Exercise
Set down all of the data that follows word for word, without the images.

....

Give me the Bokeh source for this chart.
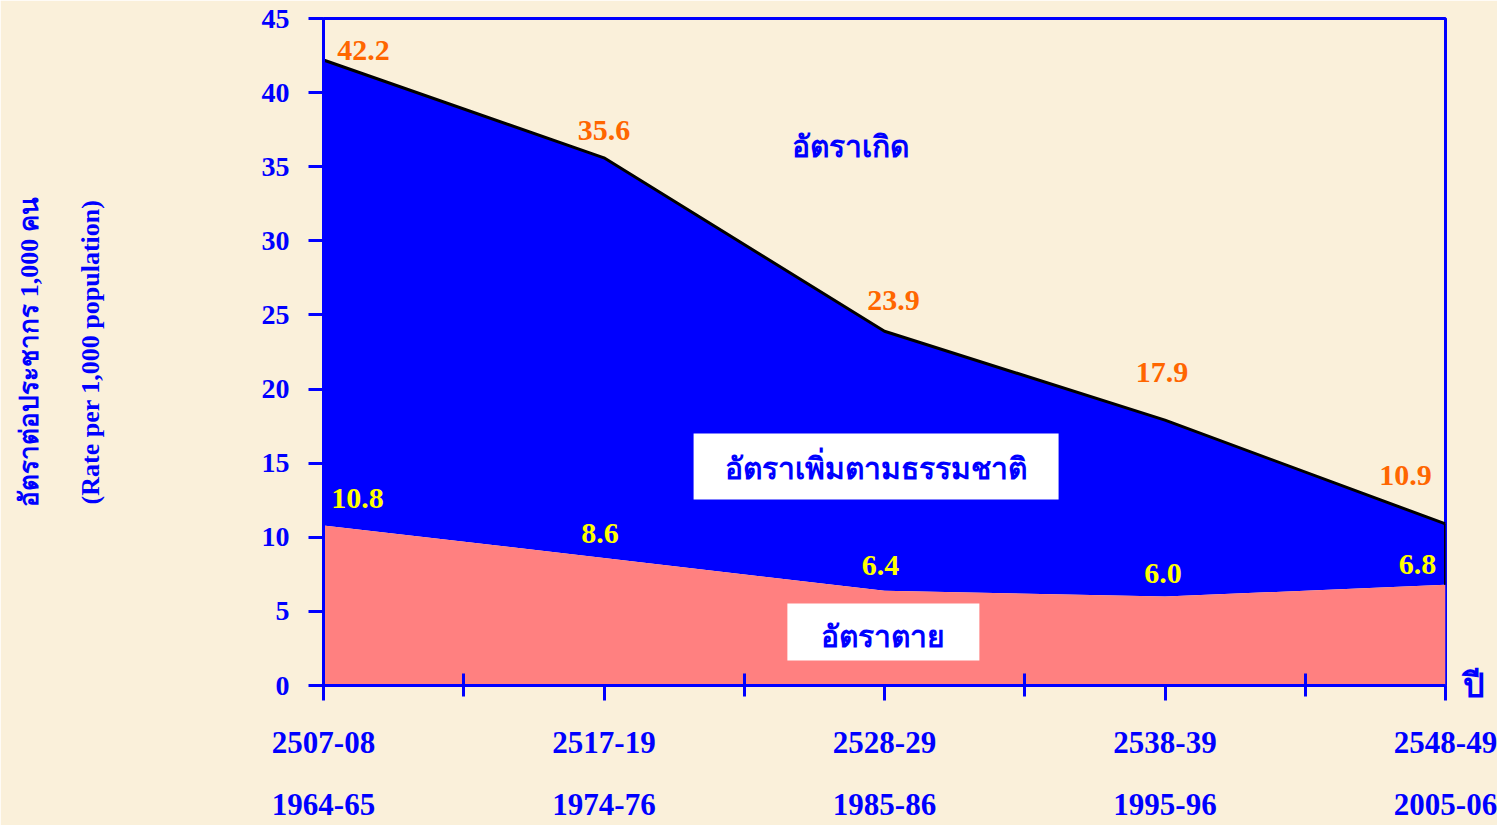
from bokeh.plotting import figure
from bokeh.models import FixedTicker, LinearAxis, Range1d
from bokeh.core.properties import value
from bokeh.embed import file_html
from bokeh.resources import INLINE

# ---- data ----
periods_be = ["2507-08", "2517-19", "2528-29", "2538-39", "2548-49"]
periods_ce = ["1964-65", "1974-76", "1985-86", "1995-96", "2005-06"]
birth_rate = [42.2, 35.6, 23.9, 17.9, 10.9]
death_rate = [10.8, 8.6, 6.4, 6.0, 6.8]
y_ticks = [0, 5, 10, 15, 20, 25, 30, 35, 40, 45]

label_birth = "อัตราเกิด"
label_growth = "อัตราเพิ่มตามธรรมชาติ"
label_death = "อัตราตาย"
y_title_th = "อัตราต่อประชากร 1,000 คน"
y_title_en = "(Rate per 1,000 population)"
x_title = "ปี"

# ---- style ----
BG = "#FAF0DA"
BLUE = "#0000FF"
PINK = "#FF8080"
ORANGE = "#FF6600"
YELLOW = "#FFFF00"
FONT = "Liberation Serif"

xs = list(range(len(periods_be)))

p = figure(frame_width=1122, frame_height=667,
           x_range=Range1d(xs[0], xs[-1]), y_range=Range1d(y_ticks[0], y_ticks[-1]),
           output_backend="svg", toolbar_location=None,
           min_border_left=323, min_border_top=18, min_border_right=52, min_border_bottom=140,
           background_fill_color=BG, border_fill_color=BG,
           outline_line_color=BLUE, outline_line_width=3)
p.grid.visible = False

# areas
p.varea(x=xs, y1=death_rate, y2=birth_rate, fill_color=BLUE)
p.varea(x=xs, y1=[0] * len(xs), y2=death_rate, fill_color=PINK)
p.line(x=xs, y=birth_rate, line_color="black", line_width=3)
p.segment(x0=[xs[-1]], y0=[death_rate[-1]], x1=[xs[-1]], y1=[birth_rate[-1]],
          line_color="black", line_width=3)

# value labels
p.text(x=xs, y=birth_rate, text=[f"{v:.1f}" for v in birth_rate],
       x_offset=[40, 0, 9, -3, -40], y_offset=[-10, -27, -31, -48, -48],
       text_align="center", text_baseline="middle", text_color=ORANGE,
       text_font=value(FONT), text_font_style="bold", text_font_size="30px")
p.text(x=xs, y=death_rate, text=[f"{v:.1f}" for v in death_rate],
       x_offset=[34, -4, -4, -2, -28], y_offset=[-27, -25, -25, -23, -20],
       text_align="center", text_baseline="middle", text_color=YELLOW,
       text_font=value(FONT), text_font_style="bold", text_font_size="30px")

# series name labels
p.text(x=[1.879], y=[36.37], text=[label_birth], text_align="center", text_baseline="middle",
       text_color=BLUE, text_font=value(FONT), text_font_style="bold", text_font_size="30px")
p.rect(x=[1.970], y=[14.78], width=365, height=66, width_units="screen", height_units="screen",
       fill_color="white", line_color=None)
p.text(x=[1.970], y=[14.64], text=[label_growth], text_align="center", text_baseline="middle",
       text_color=BLUE, text_font=value(FONT), text_font_style="bold", text_font_size="30px")
p.rect(x=[1.996], y=[3.61], width=192, height=57, width_units="screen", height_units="screen",
       fill_color="white", line_color=None)
p.text(x=[1.996], y=[3.31], text=[label_death], text_align="center", text_baseline="middle",
       text_color=BLUE, text_font=value(FONT), text_font_style="bold", text_font_size="30px")

# y axis
ya = p.yaxis[0]
ya.ticker = FixedTicker(ticks=y_ticks)
ya.major_tick_out = 15
ya.major_tick_in = 0
ya.minor_tick_line_color = None
ya.major_tick_line_color = BLUE
ya.major_tick_line_width = 3
ya.axis_line_color = BLUE
ya.axis_line_width = 3
ya.major_label_standoff = 19
ya.major_label_text_color = BLUE
ya.major_label_text_font = FONT
ya.major_label_text_font_style = "bold"
ya.major_label_text_font_size = "28px"
ya.axis_label = y_title_en
ya.axis_label_standoff = 154
ya.axis_label_text_color = BLUE
ya.axis_label_text_font = FONT
ya.axis_label_text_font_style = "bold"
ya.axis_label_text_font_size = "26px"

# second left axis carrying the Thai title
ya2 = LinearAxis(ticker=FixedTicker(ticks=[]), axis_line_color=None,
                 major_tick_line_color=None, minor_tick_line_color=None,
                 major_tick_out=0, major_tick_in=0, major_label_standoff=0,
                 axis_label=y_title_th, axis_label_standoff=29,
                 axis_label_text_color=BLUE, axis_label_text_font=FONT,
                 axis_label_text_font_style="bold", axis_label_text_font_size="26px")
p.add_layout(ya2, "left")

# right axis carrying the x title "ปี" at the baseline
ya3 = LinearAxis(ticker=FixedTicker(ticks=[y_ticks[0]]),
                 major_label_overrides={y_ticks[0]: x_title},
                 axis_line_color=None, major_tick_line_color=None, minor_tick_line_color=None,
                 major_tick_out=0, major_tick_in=0, major_label_standoff=17,
                 major_label_text_color=BLUE, major_label_text_font=FONT,
                 major_label_text_font_style="bold", major_label_text_font_size="34px")
p.add_layout(ya3, "right")

# x axis (Buddhist era)
xa = p.xaxis[0]
xa.ticker = FixedTicker(ticks=xs, minor_ticks=[i + 0.5 for i in xs[:-1]])
xa.major_label_overrides = {i: s for i, s in zip(xs, periods_be)}
xa.major_tick_out = 15
xa.major_tick_in = 0
xa.minor_tick_out = 11
xa.minor_tick_in = 12
xa.major_tick_line_color = BLUE
xa.minor_tick_line_color = BLUE
xa.major_tick_line_width = 3
xa.minor_tick_line_width = 3
xa.axis_line_color = BLUE
xa.axis_line_width = 3
xa.major_label_standoff = 31
xa.major_label_text_color = BLUE
xa.major_label_text_font = FONT
xa.major_label_text_font_style = "bold"
xa.major_label_text_font_size = "31px"

# x axis (Common era)
xa2 = LinearAxis(ticker=FixedTicker(ticks=xs),
                 major_label_overrides={i: s for i, s in zip(xs, periods_ce)},
                 axis_line_color=None, major_tick_line_color=None, minor_tick_line_color=None,
                 major_tick_out=0, major_tick_in=0, major_label_standoff=38,
                 major_label_text_color=BLUE, major_label_text_font=FONT,
                 major_label_text_font_style="bold", major_label_text_font_size="31px")
p.add_layout(xa2, "below")

open("out.html", "w").write(file_html(p, INLINE))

....

Exercise response
Give me the Bokeh source for this chart.
from bokeh.plotting import figure
from bokeh.models import FixedTicker, LinearAxis, Range1d
from bokeh.core.properties import value
from bokeh.embed import file_html
from bokeh.resources import INLINE

# ---- data ----
periods_be = ["2507-08", "2517-19", "2528-29", "2538-39", "2548-49"]
periods_ce = ["1964-65", "1974-76", "1985-86", "1995-96", "2005-06"]
birth_rate = [42.2, 35.6, 23.9, 17.9, 10.9]
death_rate = [10.8, 8.6, 6.4, 6.0, 6.8]
y_ticks = [0, 5, 10, 15, 20, 25, 30, 35, 40, 45]

label_birth = "อัตราเกิด"
label_growth = "อัตราเพิ่มตามธรรมชาติ"
label_death = "อัตราตาย"
y_title_th = "อัตราต่อประชากร 1,000 คน"
y_title_en = "(Rate per 1,000 population)"
x_title = "ปี"

# ---- style ----
BG = "#FAF0DA"
BLUE = "#0000FF"
PINK = "#FF8080"
ORANGE = "#FF6600"
YELLOW = "#FFFF00"
FONT = "Liberation Serif"

xs = list(range(len(periods_be)))

p = figure(frame_width=1122, frame_height=667,
           x_range=Range1d(xs[0], xs[-1]), y_range=Range1d(y_ticks[0], y_ticks[-1]),
           output_backend="svg", toolbar_location=None,
           min_border_left=323, min_border_top=18, min_border_right=52, min_border_bottom=140,
           background_fill_color=BG, border_fill_color=BG,
           outline_line_color=BLUE, outline_line_width=3)
p.grid.visible = False

# areas
p.varea(x=xs, y1=death_rate, y2=birth_rate, fill_color=BLUE)
p.varea(x=xs, y1=[0] * len(xs), y2=death_rate, fill_color=PINK)
p.line(x=xs, y=birth_rate, line_color="black", line_width=3)
p.segment(x0=[xs[-1]], y0=[death_rate[-1]], x1=[xs[-1]], y1=[birth_rate[-1]],
          line_color="black", line_width=3)

# value labels
p.text(x=xs, y=birth_rate, text=[f"{v:.1f}" for v in birth_rate],
       x_offset=[40, 0, 9, -3, -40], y_offset=[-10, -27, -31, -48, -48],
       text_align="center", text_baseline="middle", text_color=ORANGE,
       text_font=value(FONT), text_font_style="bold", text_font_size="30px")
p.text(x=xs, y=death_rate, text=[f"{v:.1f}" for v in death_rate],
       x_offset=[34, -4, -4, -2, -28], y_offset=[-27, -25, -25, -23, -20],
       text_align="center", text_baseline="middle", text_color=YELLOW,
       text_font=value(FONT), text_font_style="bold", text_font_size="30px")

# series name labels
p.text(x=[1.879], y=[36.37], text=[label_birth], text_align="center", text_baseline="middle",
       text_color=BLUE, text_font=value(FONT), text_font_style="bold", text_font_size="30px")
p.rect(x=[1.970], y=[14.78], width=365, height=66, width_units="screen", height_units="screen",
       fill_color="white", line_color=None)
p.text(x=[1.970], y=[14.64], text=[label_growth], text_align="center", text_baseline="middle",
       text_color=BLUE, text_font=value(FONT), text_font_style="bold", text_font_size="30px")
p.rect(x=[1.996], y=[3.61], width=192, height=57, width_units="screen", height_units="screen",
       fill_color="white", line_color=None)
p.text(x=[1.996], y=[3.31], text=[label_death], text_align="center", text_baseline="middle",
       text_color=BLUE, text_font=value(FONT), text_font_style="bold", text_font_size="30px")

# y axis
ya = p.yaxis[0]
ya.ticker = FixedTicker(ticks=y_ticks)
ya.major_tick_out = 15
ya.major_tick_in = 0
ya.minor_tick_line_color = None
ya.major_tick_line_color = BLUE
ya.major_tick_line_width = 3
ya.axis_line_color = BLUE
ya.axis_line_width = 3
ya.major_label_standoff = 19
ya.major_label_text_color = BLUE
ya.major_label_text_font = FONT
ya.major_label_text_font_style = "bold"
ya.major_label_text_font_size = "28px"
ya.axis_label = y_title_en
ya.axis_label_standoff = 154
ya.axis_label_text_color = BLUE
ya.axis_label_text_font = FONT
ya.axis_label_text_font_style = "bold"
ya.axis_label_text_font_size = "26px"

# second left axis carrying the Thai title
ya2 = LinearAxis(ticker=FixedTicker(ticks=[]), axis_line_color=None,
                 major_tick_line_color=None, minor_tick_line_color=None,
                 major_tick_out=0, major_tick_in=0, major_label_standoff=0,
                 axis_label=y_title_th, axis_label_standoff=29,
                 axis_label_text_color=BLUE, axis_label_text_font=FONT,
                 axis_label_text_font_style="bold", axis_label_text_font_size="26px")
p.add_layout(ya2, "left")

# right axis carrying the x title "ปี" at the baseline
ya3 = LinearAxis(ticker=FixedTicker(ticks=[y_ticks[0]]),
                 major_label_overrides={y_ticks[0]: x_title},
                 axis_line_color=None, major_tick_line_color=None, minor_tick_line_color=None,
                 major_tick_out=0, major_tick_in=0, major_label_standoff=17,
                 major_label_text_color=BLUE, major_label_text_font=FONT,
                 major_label_text_font_style="bold", major_label_text_font_size="34px")
p.add_layout(ya3, "right")

# x axis (Buddhist era)
xa = p.xaxis[0]
xa.ticker = FixedTicker(ticks=xs, minor_ticks=[i + 0.5 for i in xs[:-1]])
xa.major_label_overrides = {i: s for i, s in zip(xs, periods_be)}
xa.major_tick_out = 15
xa.major_tick_in = 0
xa.minor_tick_out = 11
xa.minor_tick_in = 12
xa.major_tick_line_color = BLUE
xa.minor_tick_line_color = BLUE
xa.major_tick_line_width = 3
xa.minor_tick_line_width = 3
xa.axis_line_color = BLUE
xa.axis_line_width = 3
xa.major_label_standoff = 31
xa.major_label_text_color = BLUE
xa.major_label_text_font = FONT
xa.major_label_text_font_style = "bold"
xa.major_label_text_font_size = "31px"

# x axis (Common era)
xa2 = LinearAxis(ticker=FixedTicker(ticks=xs),
                 major_label_overrides={i: s for i, s in zip(xs, periods_ce)},
                 axis_line_color=None, major_tick_line_color=None, minor_tick_line_color=None,
                 major_tick_out=0, major_tick_in=0, major_label_standoff=38,
                 major_label_text_color=BLUE, major_label_text_font=FONT,
                 major_label_text_font_style="bold", major_label_text_font_size="31px")
p.add_layout(xa2, "below")

open("out.html", "w").write(file_html(p, INLINE))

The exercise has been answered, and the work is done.